About This Variety
Charentais is THE French melon — the one you find in every market in France, the one that makes people who've tasted it in Provence get a faraway look in their eyes. Dating to around 1920, it's a small, smooth-skinned melon with subtle sutures, pale green to cream-colored rind, and deep orange flesh that is intensely sweet and almost perfume-like in its fragrance.
One critical difference from American cantaloupes: Charentais does not slip from the vine. It won't detach at the stem when ripe — you have to cut it. Judge ripeness by fragrance (strong, sweet aroma at the blossom end), slight skin color change, and a small crack forming where the stem meets the fruit. At 75-85 days, it's reasonably early for such an exceptional melon.
How to Save Seeds
- Let the melon ripen fully on the vine — since Charentais won't slip, watch for strong fragrance, yellowing skin, and slight softening. Leave it a few days past peak eating for seed saving.
- Cut the melon open and scoop all the seeds into a bowl of water.
- Swish the seeds around — viable seeds will sink to the bottom, while pulp and duds float to the top.
- Pour off the floating pulp and empty seeds.
- Rinse the remaining good seeds in a fine strainer under running water.
- Spread seeds in a single layer on a plate or screen to dry for 1-2 weeks in a well-ventilated area.
- Store in a labeled envelope in a cool, dry place. Include variety name and year.
Tip: Unlike most cantaloupes, Charentais must be cut from the vine — it doesn't "slip." For seed saving, let the fruit stay on the vine until the skin is distinctly yellowed and the fragrance is overwhelming. The extra ripeness means better-developed seeds.
Cross-Pollination Warning
WARNING — Your garden has a cross-pollination problem.

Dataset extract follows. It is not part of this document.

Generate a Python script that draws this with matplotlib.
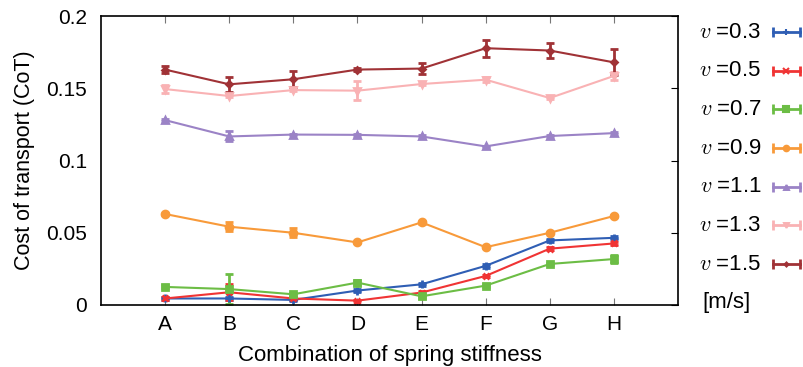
import matplotlib.pyplot as plt
from matplotlib.lines import Line2D

plt.rcParams['font.family'] = ['Liberation Sans', 'DejaVu Sans']
plt.rcParams['mathtext.fontset'] = 'cm'

combos = ['A', 'B', 'C', 'D', 'E', 'F', 'G', 'H']
speeds = ['0.3', '0.5', '0.7', '0.9', '1.1', '1.3', '1.5']

# mean CoT per speed
cot_03 = [0.0045, 0.0045, 0.0035, 0.0100, 0.0143, 0.0271, 0.0447, 0.0465]
cot_05 = [0.0045, 0.0088, 0.0045, 0.0030, 0.0086, 0.0201, 0.0390, 0.0426]
cot_07 = [0.0125, 0.0110, 0.0074, 0.0155, 0.0060, 0.0134, 0.0284, 0.0318]
cot_09 = [0.0630, 0.0542, 0.0500, 0.0433, 0.0572, 0.0400, 0.0500, 0.0616]
cot_11 = [0.1280, 0.1167, 0.1180, 0.1178, 0.1167, 0.1098, 0.1170, 0.1190]
cot_13 = [0.1495, 0.1447, 0.1488, 0.1484, 0.1530, 0.1560, 0.1433, 0.1586]
cot_15 = [0.1630, 0.1528, 0.1563, 0.1630, 0.1637, 0.1778, 0.1762, 0.1680]

# std errors
err_03 = [0.0010, 0.0010, 0.0005, 0.0010, 0.0010, 0.0015, 0.0010, 0.0010]
err_05 = [0.0010, 0.0055, 0.0008, 0.0005, 0.0010, 0.0010, 0.0010, 0.0010]
err_07 = [0.0010, 0.0105, 0.0010, 0.0020, 0.0010, 0.0010, 0.0010, 0.0025]
err_09 = [0.0005, 0.0030, 0.0030, 0.0005, 0.0008, 0.0005, 0.0005, 0.0005]
err_11 = [0.0005, 0.0035, 0.0005, 0.0005, 0.0008, 0.0005, 0.0008, 0.0005]
err_13 = [0.0028, 0.0005, 0.0005, 0.0065, 0.0005, 0.0018, 0.0005, 0.0025]
err_15 = [0.0022, 0.0050, 0.0055, 0.0008, 0.0040, 0.0060, 0.0055, 0.0090]

series = [cot_03, cot_05, cot_07, cot_09, cot_11, cot_13, cot_15]
errors = [err_03, err_05, err_07, err_09, err_11, err_13, err_15]
colors = ['#2f5eb4', '#f03434', '#6cbd45', '#f89a3a', '#9b83c6', '#f9b2b4', '#a03236']
markers = ['+', 'x', 's', 'o', '^', 'v', 'D']
msizes = [6, 5, 5, 5, 4.5, 4.5, 3]

fig = plt.figure(figsize=(8.04, 3.67), dpi=100)
ax = fig.add_axes([0.1256, 0.169, 0.7177, 0.787])

x = list(range(len(combos)))
for ys, es, c, m, ms in zip(series, errors, colors, markers, msizes):
    ax.errorbar(x, ys, yerr=es, color=c, marker=m, markersize=ms,
                markeredgewidth=2, linewidth=1.5, capsize=3, capthick=2,
                elinewidth=2)

ax.set_xlim(-1, 8)
ax.set_ylim(0, 0.2)
ax.set_xticks(x)
ax.set_xticklabels(combos)
ax.set_yticks([0, 0.05, 0.1, 0.15, 0.2])
ax.set_yticklabels(['0', '0.05', '0.1', '0.15', '0.2'])
ax.tick_params(axis='x', direction='in', top=True, bottom=True, length=5,
               color='#777777', labelsize=15, pad=7)
ax.tick_params(axis='y', direction='in', left=False, right=True, length=5,
               labelleft=True, labelsize=15, pad=10)
for s in ax.spines.values():
    s.set_linewidth(1.2)

ax.set_xlabel('Combination of spring stiffness', fontsize=16, labelpad=8)
ax.set_ylabel('Cost of transport (CoT)', fontsize=15.5, labelpad=8)

# legend drawn by hand, gnuplot-like
y0 = 1 - 32 / 367
dy = 38.7 / 367
for i, (sp, c, m, ms) in enumerate(zip(speeds, colors, markers, msizes)):
    yy = y0 - i * dy
    fig.text(0.947, yy, r'$v$ =' + sp, ha='right', va='center', fontsize=16)
    fig.add_artist(Line2D([0.961, 0.995], [yy, yy], color=c, linewidth=2,
                          transform=fig.transFigure))
    fig.add_artist(Line2D([0.961, 0.995], [yy, yy], color=c, linestyle='none',
                          marker='|', markersize=7, markeredgewidth=2,
                          transform=fig.transFigure))
    fig.add_artist(Line2D([0.978], [yy], color=c, linestyle='none',
                          marker=m, markersize=ms - 1, markeredgewidth=1.5,
                          transform=fig.transFigure))
fig.text(0.874, y0 - 7 * dy, '[m/s]', ha='left', va='center', fontsize=16)

fig.savefig('out.png', dpi=100)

You are growing Charentais, Minnesota Midget, Honey Rock, Sweet Delight, Noir des Carmes, G1 saved seed, Edisto 47, Hale's Best, and Ambrosia — all in the same garden. Every single one of these is Cucumis melo. They WILL freely cross-pollinate via bees and other insects.
What this means:
- The melons you eat this year are perfectly fine — cross-pollination does not affect the fruit of the parent plant.
- But seeds saved from any of these melons will carry genetics from whatever pollinated the flower. That could be any of your other 8 melon varieties.
- Plants grown from those seeds will produce unpredictable crosses — not true Charentais. You might lose the non-slip trait, the distinctive fragrance, or the smooth skin.
For pure Charentais seed, you need one of:
- Hand-pollination + bagging: Tape female flowers shut the evening before they open. In the morning, hand-pollinate with male flowers from the same variety, then re-bag. Most reliable method.
- Grow only one variety: If you want pure seed from Charentais, it needs to be the only Cucumis melo in the garden that year.
- Isolation distance: Minimum half mile separation from other Cucumis melo varieties if not bagging flowers.
Bottom line: Unless you hand-pollinate and bag, any seed you save from this melon this year will be a garden cross, not true Charentais.